NOT ANY WALMART, BUT YOUR LOCAL WALMART
Take a look at the new Walmart home page, and three things stick out. First, it’s topped with a wide photo of people in their homes. Second, it recommends you order groceries, probably to be picked up at a local store. Third, the ratio of white space to product photos is far higher–the company has pared down the sheer number of offerings. “One school of thought is that more is better. You give a shortcut to anything you need,” says Sweetnam. “But it can be overwhelming for new customers.”
Instead of a product dump, Walmart.com is “local and personal.” The personal comes largely from the option to “Easy Reorder” recent products, and continues as you scroll into category shopping down the page. The local comes from a new trending module, which shows three products that are selling fast in physical Walmart stores near you. “You go into Walmarts across the country, and while 80% of the store is the same, there’s different inventory highlighted regionally. It’s not just a selling tactic. People are excited when they walk into their local Walmart and see [local sports items]stacked,” says Sweetnam. “When we started prototyping [the trending module], we got a really similar reaction.”
For Sweetnam, who lives in San Jose, CA, he’s seen Sharks gear as the hockey team made the playoffs and box fans as the town experiences a heat wave. Likewise, in my home town of Chicago, our first real days of spring have induced coolers, barbeques, and pink children’s bicycles to rise to the top. Some of these suggestions can actually get hyperlocal, depending on just how many Walmarts are in a town–like we see in the city of Houston, which has 33 Walmarts dotting the city rather than just a few. “It creates this connection,” says Sweetnam. “This isn’t a generic website, this is actually my Walmart.”
THE LOOK OF A LIFESTYLE BRAND (BUT DON’T CALL IT THAT)
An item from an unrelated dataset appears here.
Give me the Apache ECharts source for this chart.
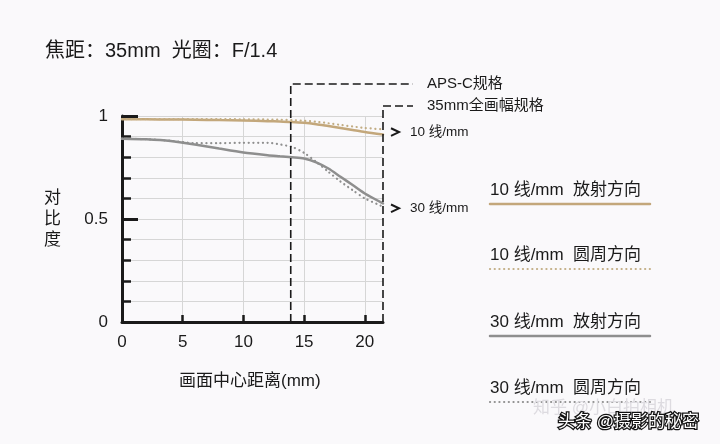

The redesigned site features photography heavily–a pointed choice that tips the scale against the kind of information density you’ll find on Amazon or other e-commerce sites. The images feel like that of a “lifestyle” brand, though the company disagrees with me on that word, insisting they’re still focused on “everyday low prices.” But on the new site, even Walmart mainstays like Tide and Swiffer Wet Jets are photographed in situ, as if they’re the stars of a perfectly orderly home.
Contrast this to Amazon, which lists products shot (or Photoshopped) in front of soulless white backdrops. Walmart.com may be going for deal shoppers, but its vibe is borderline aspirational.
“The imagery is very different. It’s much more focused on the human elements . . . showing real-life products in use and in context,” confirms Sweetnam. “In our customer testing, it draws people in more. It’s less like you’re being sold a product, and more like, ‘I also have a kid in a highchair and see cereal thrown on the ground!’”
As Sweetnam puts it, this photography is meant to transform the quick chore of ordering more Cheerios or paper towels into something more akin to a “life journey.”
This life journey continues into new verticals, in which Walmart offers a more tailored window shopping experience for topics like furniture and, soon, fashion. Before, a search for furniture would bring you to one of those massive results pages like you get on other e-commerce sites, with a sidebar full of toggles to tailor your search. Walmart.com is meant to feel like a specialty store, with a photo-heavy mix of algorithmic recommendation and merchandiser-curated selections that mine your shopping history.
“We spent a lot of time building up the personas, [like]‘I have a family with two kids. I have a dog,” says Sweetnam. These personas were constructed by Walmart based upon your shopping history, but they weren’t all that deeply utilized by Walmart.com, which only used them to funnel you into generic lists like “back to school” or whatever else might fit that generalized portrait of you the best. Now, Walmart is using your persona to create curated product pages just for you, by allowing its own merchandisers to make the best recommendations for your persona.
“What we can get to now is, looking at differences [in shoppers], the merchants can target specific products,” says Sweetnam. “If it knows I have two kids, 8-10, and it knows it’s raining, it’s not just sharing generic rain gear. We can actually highlight rain gear for boys and girls, and a merchants can say, ‘for boys, for girls, these are the best products. The best value, the best brand, the best sellers.’
“Aggregating it up a level, if you are now looking for that midcentury modern coffee or dining table–it might say, ‘Mark, you’re looking for a dining room!’ Most people aren’t just looking for a dining table. They need chairs, lights for the kitchen, and we can tailor merchandising that speaks to that dining mission, in the style, midcentury modern.”
Walmart is rolling out its redesign this week, and it will inevitably begin collecting lots of real-world data on the updates. No doubt, things will change within the year as the design is optimized. Could Walmart, against all odds, solve some of Amazon’s worst problems, and translate the best of its brick and mortar–like the friendliness of its greeters, and local preferences of its shoppers–into an online experience? Time will tell.
“What we heard from customer feedback is, ‘it’s dangerously enticing.’ It’s kind of sucking people into these journeys of discovery [for products]they just weren’t aware we had before,” says Sweetnam. “In the stores, it’s easy. You can’t miss the home aisle in a physical store. On a website, it’s not as intuitive.”